Set exercise — Extract each line holding the word "script" from the entries.

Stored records

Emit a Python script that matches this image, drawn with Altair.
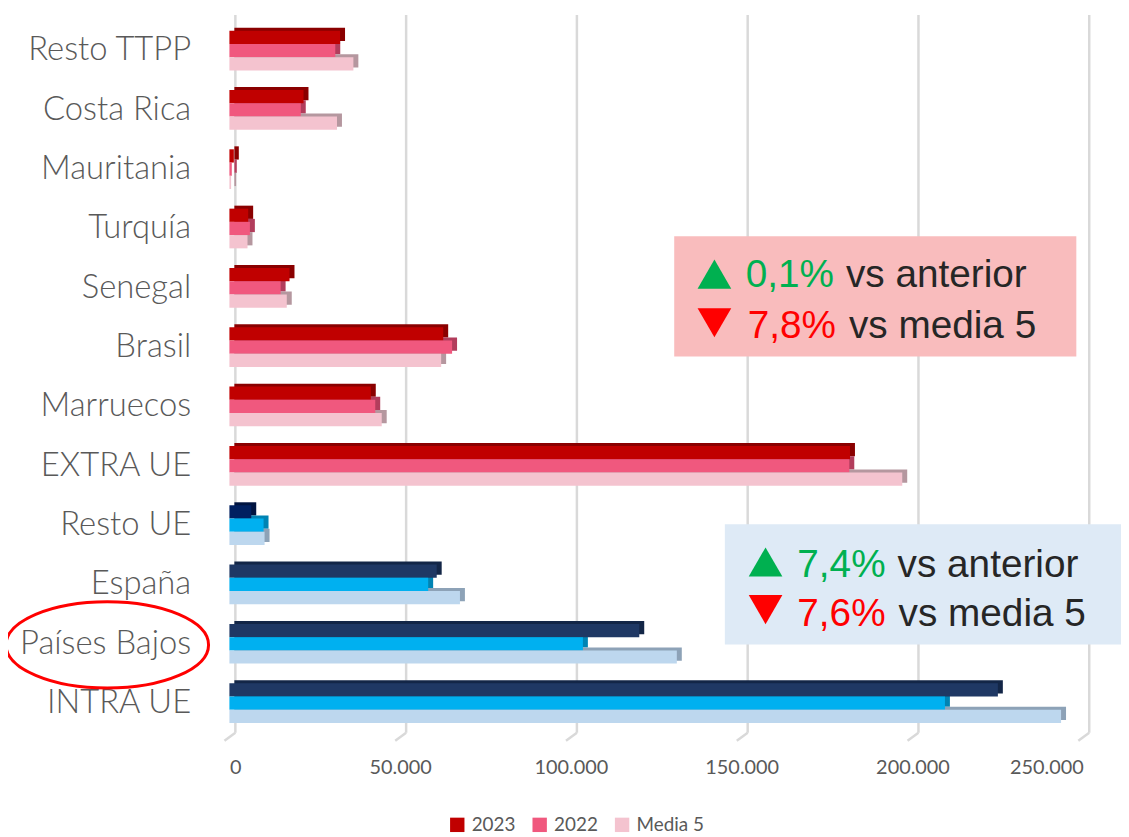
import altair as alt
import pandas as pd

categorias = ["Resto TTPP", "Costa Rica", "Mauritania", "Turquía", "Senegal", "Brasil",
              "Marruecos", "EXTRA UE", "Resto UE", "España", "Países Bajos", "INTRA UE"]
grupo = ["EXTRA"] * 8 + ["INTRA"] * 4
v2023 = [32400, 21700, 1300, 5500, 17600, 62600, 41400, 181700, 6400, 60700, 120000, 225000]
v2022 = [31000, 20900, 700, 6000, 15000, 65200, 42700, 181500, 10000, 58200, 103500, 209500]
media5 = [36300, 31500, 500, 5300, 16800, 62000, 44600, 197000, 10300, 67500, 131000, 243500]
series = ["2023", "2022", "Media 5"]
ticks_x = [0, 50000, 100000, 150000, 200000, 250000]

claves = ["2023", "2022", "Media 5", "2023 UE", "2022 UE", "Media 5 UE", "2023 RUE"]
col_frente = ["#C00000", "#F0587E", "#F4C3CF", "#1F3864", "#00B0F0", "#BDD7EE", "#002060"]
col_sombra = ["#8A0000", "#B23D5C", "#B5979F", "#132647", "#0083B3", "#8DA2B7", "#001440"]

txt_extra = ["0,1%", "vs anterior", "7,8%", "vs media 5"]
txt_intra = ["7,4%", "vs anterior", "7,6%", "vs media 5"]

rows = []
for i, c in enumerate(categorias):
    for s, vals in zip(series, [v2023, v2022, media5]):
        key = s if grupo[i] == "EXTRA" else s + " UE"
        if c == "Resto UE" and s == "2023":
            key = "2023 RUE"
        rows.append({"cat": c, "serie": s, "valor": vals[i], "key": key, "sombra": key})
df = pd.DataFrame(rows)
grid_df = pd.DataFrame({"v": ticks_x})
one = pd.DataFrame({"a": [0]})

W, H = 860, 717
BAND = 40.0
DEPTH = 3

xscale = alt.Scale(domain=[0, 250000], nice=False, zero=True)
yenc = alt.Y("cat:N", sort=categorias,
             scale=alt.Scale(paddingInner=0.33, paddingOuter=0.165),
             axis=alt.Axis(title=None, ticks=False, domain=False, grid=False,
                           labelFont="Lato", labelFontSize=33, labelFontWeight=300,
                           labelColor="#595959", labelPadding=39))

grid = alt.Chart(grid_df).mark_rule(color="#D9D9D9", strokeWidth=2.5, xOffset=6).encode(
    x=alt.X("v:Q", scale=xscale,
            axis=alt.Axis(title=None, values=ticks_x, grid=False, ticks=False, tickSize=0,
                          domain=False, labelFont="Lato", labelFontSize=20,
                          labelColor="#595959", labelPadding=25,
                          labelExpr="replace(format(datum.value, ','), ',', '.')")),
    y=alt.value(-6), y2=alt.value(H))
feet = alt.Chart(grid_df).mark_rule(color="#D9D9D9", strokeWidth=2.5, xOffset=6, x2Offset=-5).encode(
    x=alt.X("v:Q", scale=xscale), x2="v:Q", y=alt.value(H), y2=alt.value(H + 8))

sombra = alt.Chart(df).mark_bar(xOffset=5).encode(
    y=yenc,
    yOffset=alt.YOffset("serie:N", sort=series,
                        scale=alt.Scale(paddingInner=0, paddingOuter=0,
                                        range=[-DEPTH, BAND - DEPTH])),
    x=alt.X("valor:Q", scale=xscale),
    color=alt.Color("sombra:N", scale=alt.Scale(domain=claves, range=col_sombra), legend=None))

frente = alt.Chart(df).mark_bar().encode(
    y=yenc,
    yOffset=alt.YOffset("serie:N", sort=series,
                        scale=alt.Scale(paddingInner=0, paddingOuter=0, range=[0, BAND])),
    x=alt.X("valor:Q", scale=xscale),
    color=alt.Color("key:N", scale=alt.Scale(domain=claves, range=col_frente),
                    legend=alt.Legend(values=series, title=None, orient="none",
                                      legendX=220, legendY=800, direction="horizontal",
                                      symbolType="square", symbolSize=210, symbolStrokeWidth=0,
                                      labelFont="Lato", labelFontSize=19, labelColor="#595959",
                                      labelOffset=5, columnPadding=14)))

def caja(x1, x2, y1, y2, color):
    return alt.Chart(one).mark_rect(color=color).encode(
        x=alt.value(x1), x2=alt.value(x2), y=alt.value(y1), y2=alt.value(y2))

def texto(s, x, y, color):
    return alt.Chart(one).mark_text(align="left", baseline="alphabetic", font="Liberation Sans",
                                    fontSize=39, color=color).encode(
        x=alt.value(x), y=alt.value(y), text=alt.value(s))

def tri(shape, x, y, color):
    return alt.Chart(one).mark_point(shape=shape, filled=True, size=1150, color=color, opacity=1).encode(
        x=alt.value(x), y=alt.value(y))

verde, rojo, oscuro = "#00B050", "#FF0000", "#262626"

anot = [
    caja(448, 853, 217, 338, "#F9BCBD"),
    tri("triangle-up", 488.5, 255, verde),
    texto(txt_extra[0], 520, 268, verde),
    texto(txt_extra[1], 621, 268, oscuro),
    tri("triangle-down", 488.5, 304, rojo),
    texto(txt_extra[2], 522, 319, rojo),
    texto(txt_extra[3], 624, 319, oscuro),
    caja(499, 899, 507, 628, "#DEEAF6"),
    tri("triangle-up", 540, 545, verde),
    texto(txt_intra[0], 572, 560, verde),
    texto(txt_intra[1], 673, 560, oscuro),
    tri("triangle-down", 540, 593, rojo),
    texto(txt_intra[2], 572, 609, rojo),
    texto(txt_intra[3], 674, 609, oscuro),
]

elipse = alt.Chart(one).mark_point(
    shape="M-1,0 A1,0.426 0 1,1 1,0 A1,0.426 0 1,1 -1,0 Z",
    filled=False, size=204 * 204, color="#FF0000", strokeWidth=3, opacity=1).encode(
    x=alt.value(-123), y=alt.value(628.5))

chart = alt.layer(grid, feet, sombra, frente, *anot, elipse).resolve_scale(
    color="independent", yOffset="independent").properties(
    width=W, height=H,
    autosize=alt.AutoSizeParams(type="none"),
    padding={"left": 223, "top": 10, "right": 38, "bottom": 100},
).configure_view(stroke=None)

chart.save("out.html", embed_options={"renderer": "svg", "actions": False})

* * *

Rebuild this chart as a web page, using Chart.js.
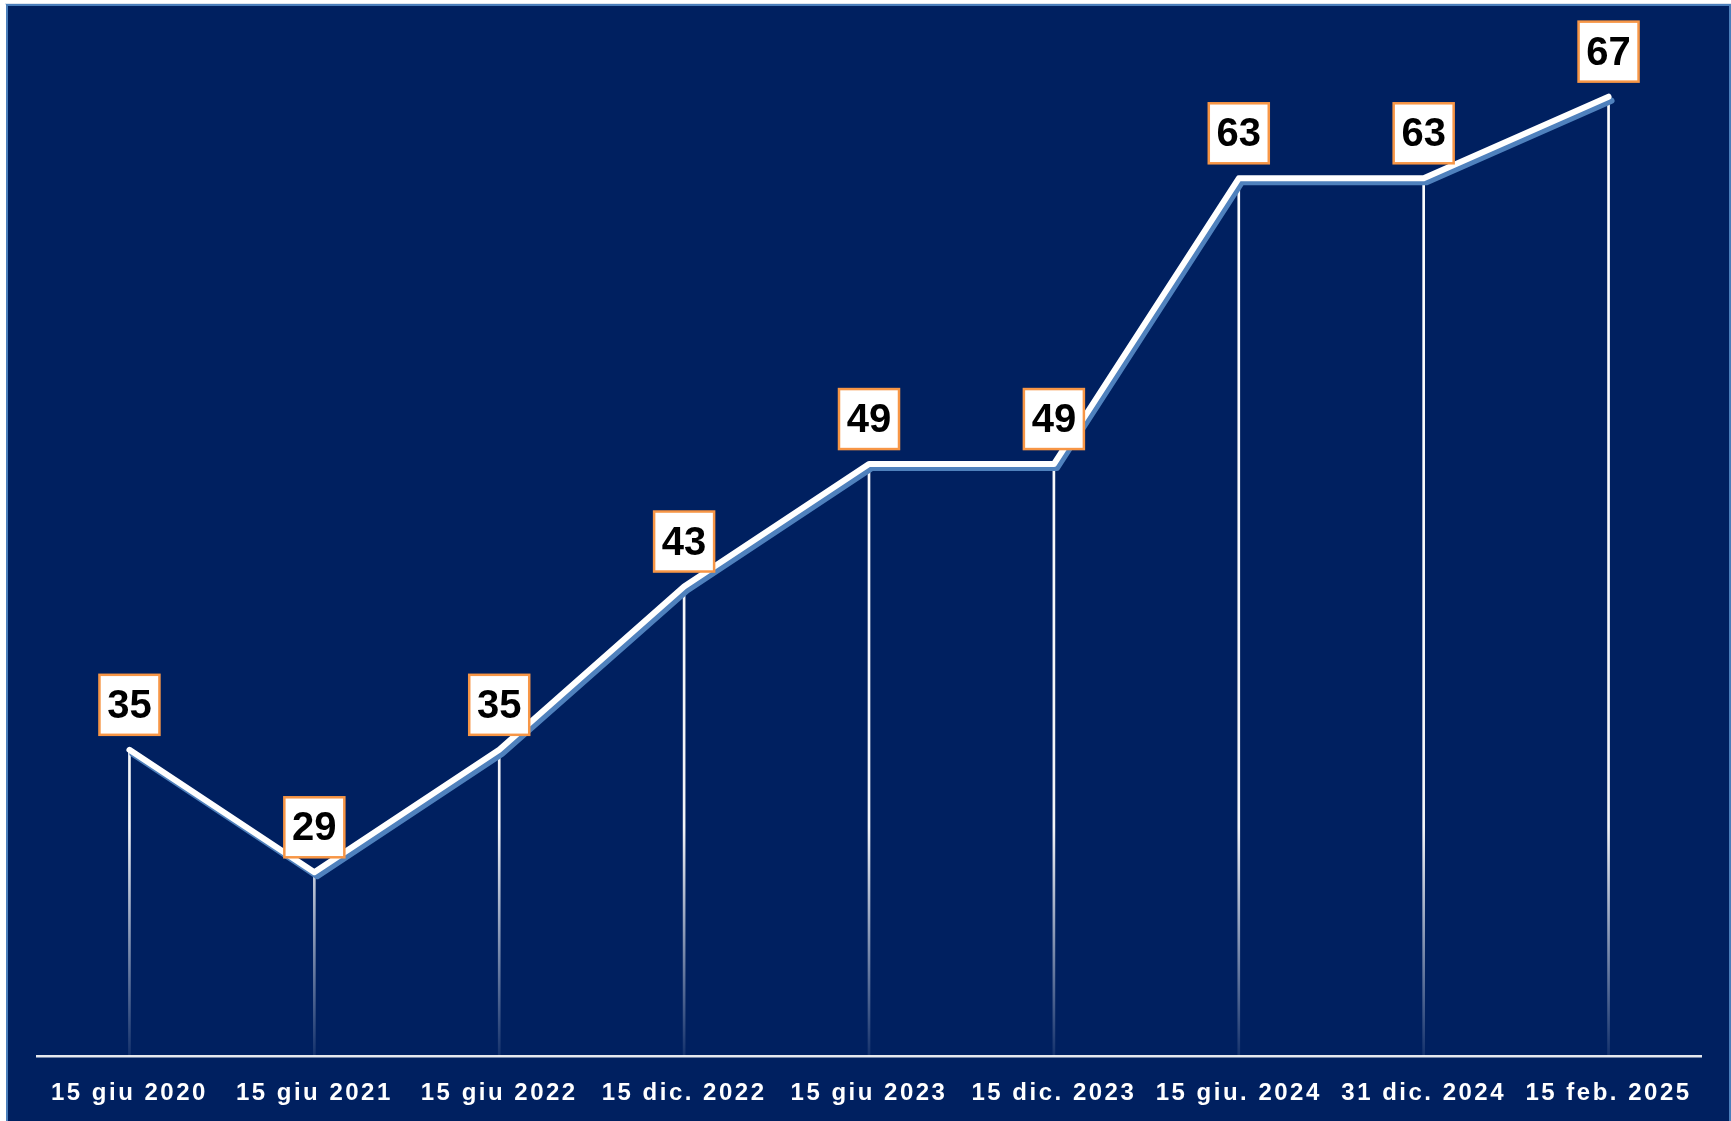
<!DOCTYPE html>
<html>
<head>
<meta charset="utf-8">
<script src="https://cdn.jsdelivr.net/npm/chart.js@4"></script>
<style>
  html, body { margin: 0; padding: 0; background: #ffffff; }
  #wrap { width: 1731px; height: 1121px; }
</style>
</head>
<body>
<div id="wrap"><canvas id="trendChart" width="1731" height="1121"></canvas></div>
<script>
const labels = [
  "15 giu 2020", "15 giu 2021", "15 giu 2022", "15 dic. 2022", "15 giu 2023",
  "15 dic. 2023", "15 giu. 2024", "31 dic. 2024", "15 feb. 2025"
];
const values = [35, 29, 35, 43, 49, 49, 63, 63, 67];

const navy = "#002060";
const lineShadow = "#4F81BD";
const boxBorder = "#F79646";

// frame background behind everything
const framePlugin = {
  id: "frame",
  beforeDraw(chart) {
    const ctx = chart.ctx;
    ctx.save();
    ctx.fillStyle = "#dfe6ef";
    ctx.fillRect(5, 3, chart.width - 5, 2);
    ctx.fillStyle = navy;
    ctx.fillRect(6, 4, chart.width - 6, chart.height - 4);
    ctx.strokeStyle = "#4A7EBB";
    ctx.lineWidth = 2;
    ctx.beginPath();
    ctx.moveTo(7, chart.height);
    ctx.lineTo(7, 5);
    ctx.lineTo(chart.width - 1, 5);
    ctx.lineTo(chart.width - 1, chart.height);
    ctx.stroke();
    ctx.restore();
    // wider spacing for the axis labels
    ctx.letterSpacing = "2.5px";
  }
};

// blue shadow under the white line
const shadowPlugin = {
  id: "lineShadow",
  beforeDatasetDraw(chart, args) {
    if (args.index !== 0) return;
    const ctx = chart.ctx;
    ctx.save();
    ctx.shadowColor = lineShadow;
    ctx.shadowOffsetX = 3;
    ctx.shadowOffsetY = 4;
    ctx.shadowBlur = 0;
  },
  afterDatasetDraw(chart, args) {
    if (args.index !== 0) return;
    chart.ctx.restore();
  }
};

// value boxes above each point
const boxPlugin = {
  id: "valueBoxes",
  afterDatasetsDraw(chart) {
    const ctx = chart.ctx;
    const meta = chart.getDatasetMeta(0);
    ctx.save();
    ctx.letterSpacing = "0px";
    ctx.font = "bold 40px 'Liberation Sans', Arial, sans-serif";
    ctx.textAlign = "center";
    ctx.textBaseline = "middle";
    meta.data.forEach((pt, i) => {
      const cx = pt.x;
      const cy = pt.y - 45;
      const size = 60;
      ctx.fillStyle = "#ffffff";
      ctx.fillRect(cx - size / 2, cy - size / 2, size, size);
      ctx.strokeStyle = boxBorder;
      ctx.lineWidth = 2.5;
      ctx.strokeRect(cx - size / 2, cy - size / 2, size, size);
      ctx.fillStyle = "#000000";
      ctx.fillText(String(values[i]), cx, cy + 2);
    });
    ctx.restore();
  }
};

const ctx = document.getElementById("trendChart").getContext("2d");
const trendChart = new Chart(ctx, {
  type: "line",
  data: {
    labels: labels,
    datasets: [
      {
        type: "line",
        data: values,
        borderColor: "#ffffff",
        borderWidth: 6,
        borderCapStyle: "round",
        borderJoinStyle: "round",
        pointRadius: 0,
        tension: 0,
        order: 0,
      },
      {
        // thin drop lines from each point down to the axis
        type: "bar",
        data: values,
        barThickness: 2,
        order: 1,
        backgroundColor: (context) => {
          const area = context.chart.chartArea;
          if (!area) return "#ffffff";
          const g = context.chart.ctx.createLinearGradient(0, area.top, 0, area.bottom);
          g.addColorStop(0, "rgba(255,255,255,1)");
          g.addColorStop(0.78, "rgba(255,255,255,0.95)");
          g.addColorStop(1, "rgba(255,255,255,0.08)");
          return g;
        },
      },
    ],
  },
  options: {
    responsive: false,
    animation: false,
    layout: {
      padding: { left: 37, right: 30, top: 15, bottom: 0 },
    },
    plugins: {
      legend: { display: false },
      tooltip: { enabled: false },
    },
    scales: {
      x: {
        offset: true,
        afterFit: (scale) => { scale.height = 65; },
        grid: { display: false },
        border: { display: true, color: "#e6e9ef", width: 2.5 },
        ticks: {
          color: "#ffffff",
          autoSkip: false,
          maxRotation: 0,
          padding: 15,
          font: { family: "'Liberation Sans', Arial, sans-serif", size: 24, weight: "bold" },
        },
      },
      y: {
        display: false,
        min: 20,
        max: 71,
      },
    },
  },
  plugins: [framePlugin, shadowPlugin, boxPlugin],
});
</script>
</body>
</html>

Answer —
Emit a Python script that matches this image, drawn with Altair.
<script src="https://cdn.jsdelivr.net/npm/chart.js@4"></script>
<script>
</script>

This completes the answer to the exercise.